Yield = 85.0 gm; Purity of the product = 99.85 %; Content of the regioisomeric impurity of formula (2) = 0.06%

Table-2
Purity of tiotropium bromide hydrate
Sample Purity (HPLC) of tiotropium bromide hydrate Content of the regioisomeric impurity of formula (2)
Lab batch-1 [using purified methyl di-(2-thienyl) glycolate] 99.85 % 0.06 %
Lab batch-2 [using purified methyl di-(2-thienyl) glycolate] 99.87 % 0.09 %
Reference batch-1 [using crude methyl di-(2-thienyl) glycolate] 99.72 % 0.15 %
Reference batch-1 [using crude methyl di-(2-thienyl) glycolate] 99.81 % 0.15 %

,CLAIMS:1) A process for the preparation of substantially pure tiotropium bromide or its hydrate with reduced content of regioisomeric impurity, (1R,2R,4S,5S,7s)-7-(2-hydroxy-2-(thiophen-2-yl)-2-(thiophen-3-yl)acetoxy)-9,9-dimethyl-3-oxa-9-azatricyclo[3.3.1.02,4]nonan-9-ium bromide of formula (2), comprising:
· purifying methyl di-(2-thienyl) glycolate to reduce the regioisomeric impurity; and
· converting purified methyl di-(2-thienyl) glycolate to the tiotropium bromide or its hydrate.

2) Tiotropium bromide hydrate containing 0.10% or less of the regioisomeric impurity of formula (2), produced by method according to claim-1.

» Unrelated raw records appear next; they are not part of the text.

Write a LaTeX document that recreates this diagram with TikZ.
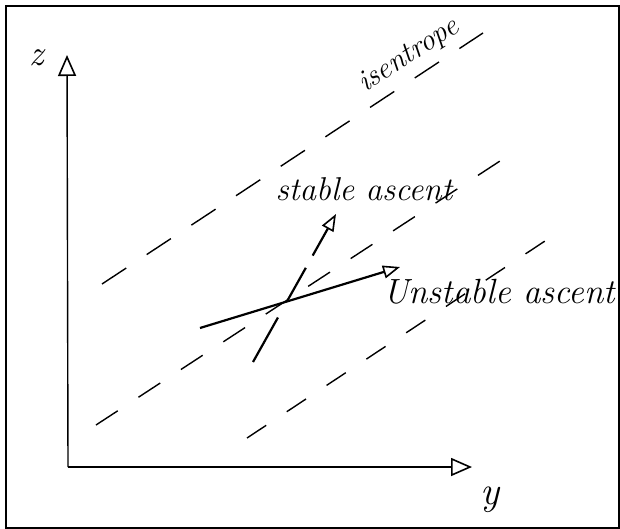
\documentclass[tikz,border=0pt]{standalone}
\usepackage{fontspec}
\usetikzlibrary{arrows.meta}

\tikzset{
  axis/.style={line width=1.4pt,-{Triangle[open,length=21pt,width=18pt,line width=1.6pt]}},
  isen/.style={line width=1.4pt},
  ascent/.style={line width=2.2pt,-{Triangle[open,length=17pt,width=13pt,line width=1.6pt]}},
  hand/.style={font=\fontsize{33}{38}\selectfont\itshape},
}

\begin{document}
\begin{tikzpicture}[x=1pt,y=-1pt]
\useasboundingbox (0,0) rectangle (620,529);
\draw[line width=2.6pt] (6,6) rectangle (619,528);

% axes
\coordinate (O) at (68,467);
\coordinate (ztip) at (67,55);
\coordinate (ytip) at (472,467);
\draw[axis] (O) -- (ztip);
\draw[axis] (O) -- (ytip);
\node[hand,font=\fontsize{36}{40}\selectfont\itshape] (zlab) at (37,58) {z};
\node[hand,font=\fontsize{40}{44}\selectfont\itshape] (ylab) at (490,500) {y};

% isentropes
\coordinate (a1) at (102,284); \coordinate (b1) at (483,33);
\coordinate (a2) at (96,425);  \coordinate (b2) at (500,161);
\coordinate (a3) at (247,438); \coordinate (b3) at (545,241);
\draw[isen,dash pattern=on 29pt off 24.5pt] (a1) -- (b1);
\draw[isen,dash pattern=on 26pt off 24.7pt] (a2) -- (b2);
\draw[isen,dash pattern=on 23pt off 24.7pt] (a3) -- (b3);
\node[hand,font=\fontsize{30}{36}\selectfont\itshape,rotate=33] (isenlab) at (409,56) {isentrope};

% displacements
\coordinate (s0) at (253,362); \coordinate (s1) at (336,214);
\coordinate (u0) at (200,328); \coordinate (u1) at (400,267);
\draw[ascent,dash pattern=on 51pt off 19pt on 38pt off 14pt] (s0) -- (s1);
\draw[ascent] (u0) -- (u1);
\node[hand] (stablab) at (364,189) {stable ascent};
\node[hand,font=\fontsize{35}{40}\selectfont\itshape] (unstlab) at (499,292) {Unstable ascent};
\end{tikzpicture}
\end{document}
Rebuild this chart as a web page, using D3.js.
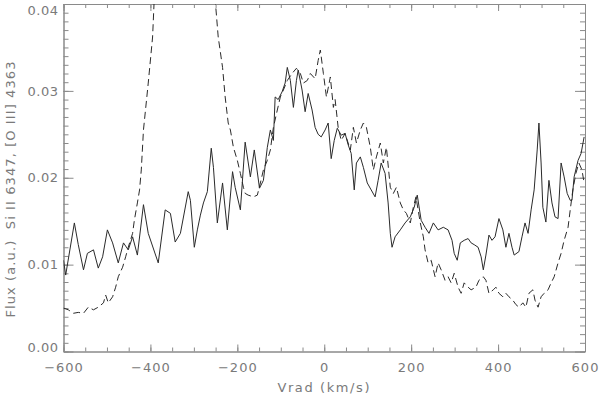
<!DOCTYPE html>
<html>
<head>
<meta charset="utf-8">
<script src="https://cdn.jsdelivr.net/npm/d3@7"></script>
<style>
	body { margin: 0; background: #fff; }
	text { font-family: 'DejaVu Sans', sans-serif; fill: #7a7a7a; }
</style>
</head>
<body>
<svg id="chart" width="600" height="395"></svg>
<script>
// Si II 6347 (solid line)
const solidVel = [-600, -595, -575, -566, -554, -545, -531, -520, -510, -499, -487, -474, -462, -451, -441, -430,
	-416, -405, -382, -366, -354, -343, -331, -313, -308, -299, -292, -285, -278, -269, -260, -255, -246, -234,
	-223, -211, -205, -193, -182, -170, -161, -149, -140, -131, -124, -117, -113, -106, -97, -90, -85, -78, -71,
	-64, -60, -51, -44, -37, -28, -21, -14, -7, 2, 9, 16, 23, 30, 39, 48, 55, 62, 69, 74, 83, 90, 99, 108, 117,
	124, 131, 140, 147, 152, 156, 163, 175, 186, 198, 207, 214, 223, 232, 241, 251, 262, 274, 285, 294, 299,
	306, 313, 322, 331, 338, 345, 354, 361, 366, 372, 379, 386, 393, 402, 411, 418, 425, 432, 437, 448, 455,
	462, 469, 476, 483, 490, 494, 499, 503, 510, 517, 524, 531, 538, 545, 552, 559, 566, 570, 575, 584, 591, 598];
const solidFlux = [0.0105, 0.0088, 0.0148, 0.0123, 0.0094, 0.0113, 0.0117, 0.0096, 0.0109, 0.0140, 0.0125, 0.0102,
	0.0125, 0.0117, 0.0132, 0.0111, 0.0169, 0.0136, 0.0102, 0.0163, 0.0159, 0.0126, 0.0136, 0.0184, 0.0174,
	0.0120, 0.0140, 0.0157, 0.0171, 0.0184, 0.0234, 0.0212, 0.0148, 0.0194, 0.0140, 0.0207, 0.0189, 0.0163,
	0.0241, 0.0201, 0.0232, 0.0188, 0.0197, 0.0235, 0.0255, 0.0243, 0.0293, 0.0290, 0.0299, 0.0309, 0.0327,
	0.0312, 0.0281, 0.0312, 0.0324, 0.0301, 0.0276, 0.0297, 0.0278, 0.0258, 0.0250, 0.0247, 0.0255, 0.0263,
	0.0222, 0.0243, 0.0257, 0.0249, 0.0251, 0.0238, 0.0228, 0.0186, 0.0217, 0.0224, 0.0212, 0.0194, 0.0186,
	0.0178, 0.0197, 0.0217, 0.0205, 0.0171, 0.0136, 0.0120, 0.0132, 0.0140, 0.0148, 0.0155, 0.0166, 0.0180,
	0.0151, 0.0143, 0.0136, 0.0148, 0.0140, 0.0143, 0.0140, 0.0128, 0.0113, 0.0105, 0.0125, 0.0128, 0.0130,
	0.0125, 0.0123, 0.0120, 0.0109, 0.0094, 0.0111, 0.0134, 0.0128, 0.0132, 0.0153, 0.0140, 0.0120, 0.0136,
	0.0120, 0.0111, 0.0115, 0.0132, 0.0148, 0.0136, 0.0163, 0.0186, 0.0232, 0.0263, 0.0217, 0.0166, 0.0149,
	0.0197, 0.0171, 0.0155, 0.0153, 0.0217, 0.0201, 0.0182, 0.0174, 0.0174, 0.0201, 0.0220, 0.0228, 0.0247];

// [O III] 4363 (dashed line), the peak runs off the top of the frame
const dashVel = [-600, -589, -577, -566, -554, -543, -531, -520, -508, -503, -497, -487, -480, -474, -464, -457,
	-451, -441, -437, -430, -425, -421, -416, -405, -395, -390, -370, -330, -290, -260, -251, -244, -234, -228,
	-221, -216, -209, -200, -193, -186, -182, -175, -163, -154, -147, -140, -131, -124, -117, -108, -101, -94,
	-85, -74, -64, -55, -48, -39, -32, -21, -14, -9, -2, 5, 14, 21, 25, 32, 39, 48, 60, 67, 74, 83, 90, 97, 106,
	113, 120, 129, 136, 143, 152, 159, 166, 175, 182, 189, 198, 205, 211, 221, 228, 232, 239, 246, 255, 262,
	269, 278, 285, 292, 299, 308, 315, 322, 331, 338, 349, 356, 366, 372, 379, 389, 395, 402, 411, 418, 425,
	434, 441, 448, 457, 464, 471, 480, 485, 492, 499, 506, 515, 522, 529, 538, 545, 552, 561, 566, 572, 579,
	586, 593, 598];
const dashFlux = [0.0050, 0.0048, 0.0044, 0.0045, 0.0044, 0.0051, 0.0048, 0.0051, 0.0056, 0.0065, 0.0056, 0.0063,
	0.0074, 0.0086, 0.0097, 0.0109, 0.0120, 0.0136, 0.0151, 0.0171, 0.0186, 0.0209, 0.0255, 0.0309, 0.0362,
	0.0420, 0.0520, 0.0580, 0.0520, 0.0430, 0.0405, 0.0362, 0.0327, 0.0293, 0.0263, 0.0255, 0.0235, 0.0220,
	0.0205, 0.0189, 0.0182, 0.0180, 0.0178, 0.0180, 0.0194, 0.0209, 0.0220, 0.0232, 0.0258, 0.0278, 0.0293,
	0.0301, 0.0312, 0.0320, 0.0326, 0.0320, 0.0309, 0.0312, 0.0320, 0.0314, 0.0335, 0.0347, 0.0320, 0.0293,
	0.0316, 0.0281, 0.0290, 0.0258, 0.0243, 0.0251, 0.0232, 0.0258, 0.0240, 0.0255, 0.0263, 0.0258, 0.0235,
	0.0209, 0.0224, 0.0240, 0.0217, 0.0235, 0.0189, 0.0182, 0.0189, 0.0171, 0.0163, 0.0159, 0.0148, 0.0166,
	0.0178, 0.0148, 0.0132, 0.0117, 0.0102, 0.0105, 0.0086, 0.0102, 0.0094, 0.0082, 0.0086, 0.0079, 0.0090,
	0.0074, 0.0067, 0.0079, 0.0074, 0.0071, 0.0074, 0.0082, 0.0086, 0.0082, 0.0067, 0.0071, 0.0074, 0.0067,
	0.0063, 0.0067, 0.0063, 0.0059, 0.0054, 0.0051, 0.0056, 0.0051, 0.0067, 0.0071, 0.0059, 0.0051, 0.0063,
	0.0067, 0.0071, 0.0079, 0.0086, 0.0102, 0.0113, 0.0128, 0.0143, 0.0163, 0.0186, 0.0205, 0.0217, 0.0209,
	0.0194];

const xMajorTicks = [-600, -400, -200, 0, 200, 400, 600];
const yMajorTicks = [0, 0.01, 0.02, 0.03, 0.04];
const xLabel = 'Vrad (km/s)';
const yLabel = 'Flux (a.u.)  Si II 6347, [O III] 4363';

const plotLeft = 63.5, plotRight = 585, plotTop = 4, plotBottom = 351.5,
	axisColor = '#8a8a8a',
	lineColor = '#2a2a2a';

const x = d3.scaleLinear().domain([-600, 600]).range([plotLeft, plotRight]),
	y = d3.scaleLinear().domain([0, 0.04]).range([plotBottom, plotTop]),
	xMinorTicks = d3.range(-600, 601, 50),
	yMinorTicks = d3.range(0, 41).map(i => i / 1000);

const svg = d3.select('#chart');

svg.append('defs').append('clipPath')
	.attr('id', 'plot-clip')
	.append('rect')
	.attr('x', plotLeft)
	.attr('y', plotTop)
	.attr('width', plotRight - plotLeft)
	.attr('height', plotBottom - plotTop);

// frame with ticks on all four sides, IDL style
const drawAxis = (axis, transform, ticks, size, labels) => {
	const g = svg.append('g')
		.attr('transform', transform)
		.call(axis.tickValues(ticks).tickSize(-size).tickSizeOuter(0));
	g.selectAll('path, line').attr('stroke', axisColor).attr('stroke-width', 1);
	if (!labels) g.selectAll('text').remove();
	return g;
};

const styleLabels = sel => sel
	.style('font-size', '13px')
	.style('letter-spacing', '1px')
	.style('fill', '#7a7a7a');

const xAxisMajor = d3.axisBottom(x).tickPadding(11).tickFormat(d3.format('d')),
	yAxisMajor = d3.axisLeft(y).tickPadding(5).tickFormat(d3.format('.2f'));

drawAxis(d3.axisBottom(x), `translate(0,${plotBottom})`, xMinorTicks, 4, false);
drawAxis(xAxisMajor, `translate(0,${plotBottom})`, xMajorTicks, 7, true)
	.selectAll('text')
	.call(styleLabels);
drawAxis(d3.axisTop(x), `translate(0,${plotTop})`, xMinorTicks, 4, false);
drawAxis(d3.axisTop(x), `translate(0,${plotTop})`, xMajorTicks, 7, false);

drawAxis(d3.axisLeft(y), `translate(${plotLeft},0)`, yMinorTicks, 5, false);
drawAxis(yAxisMajor, `translate(${plotLeft},0)`, yMajorTicks, 10, true)
	.selectAll('text')
	.call(styleLabels)
	.style('letter-spacing', '0.5px')
	.attr('y', d => Math.min(Math.max(y(d), 10), 347) - y(d));
drawAxis(d3.axisRight(y), `translate(${plotRight},0)`, yMinorTicks, 5, false);
drawAxis(d3.axisRight(y), `translate(${plotRight},0)`, yMajorTicks, 10, false);

svg.append('text')
	.attr('x', (plotLeft + plotRight) / 2)
	.attr('y', 392)
	.attr('text-anchor', 'middle')
	.style('font-size', '13px')
	.style('letter-spacing', '1.6px')
	.text(xLabel);

svg.append('text')
	.attr('transform', 'translate(15,189) rotate(-90)')
	.attr('text-anchor', 'middle')
	.style('font-size', '13px')
	.style('letter-spacing', '1.1px')
	.style('white-space', 'pre')
	.text(yLabel);

const line = d3.line()
	.x(d => x(d[0]))
	.y(d => y(d[1]));

const plot = svg.append('g').attr('clip-path', 'url(#plot-clip)');

plot.append('path')
	.datum(d3.zip(dashVel, dashFlux))
	.attr('d', line)
	.attr('fill', 'none')
	.attr('stroke', lineColor)
	.attr('stroke-width', 1)
	.attr('stroke-dasharray', '7,4');

plot.append('path')
	.datum(d3.zip(solidVel, solidFlux))
	.attr('d', line)
	.attr('fill', 'none')
	.attr('stroke', lineColor)
	.attr('stroke-width', 1);
</script>
</body>
</html>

3) Tiotropium bromide hydrate containing 0.08% or less of the regioisomeric impurity of formula (2), produced by method according to claim-1.

4) Tiotropium bromide hydrate containing 0.06% or less of the regioisomeric impurity of formula (2), produced by method according to claim-1.

5) A process for purifying methyl di-(2-thienyl) glycolate comprising:
· dissolving crude methyl di-(2-thienyl) glycolate in organic solvent;
· adding water to the reaction mass; and
· filter the pure methyl di-(2-thienyl) glycolate having decreased content of methyl-2-(thiophene-2yl)-2-(thiophene-3-yl) glycolate.

6) A process according to claim-5, wherein organic solvent is water miscible organic solvents.

7) A process according to claim-5 and 6, wherein water miscible organic solvents are methanol, ethanol, isopropanol, acetone, tetrahydrofuran, 1,4-dioxane and mixture thereof.

8) Methyl di-(2-thienyl) glycolate having 0.2% or less of methyl-2-(thiophene-2yl)-2-(thiophene-3-yl) glycolate, produced by a process according to claim-5.

9) Methyl di-(2-thienyl) glycolate having 0.15% or less of methyl-2-(thiophene-2yl)-2-(thiophene-3-yl) glycolate, produced by a process according to claim-5.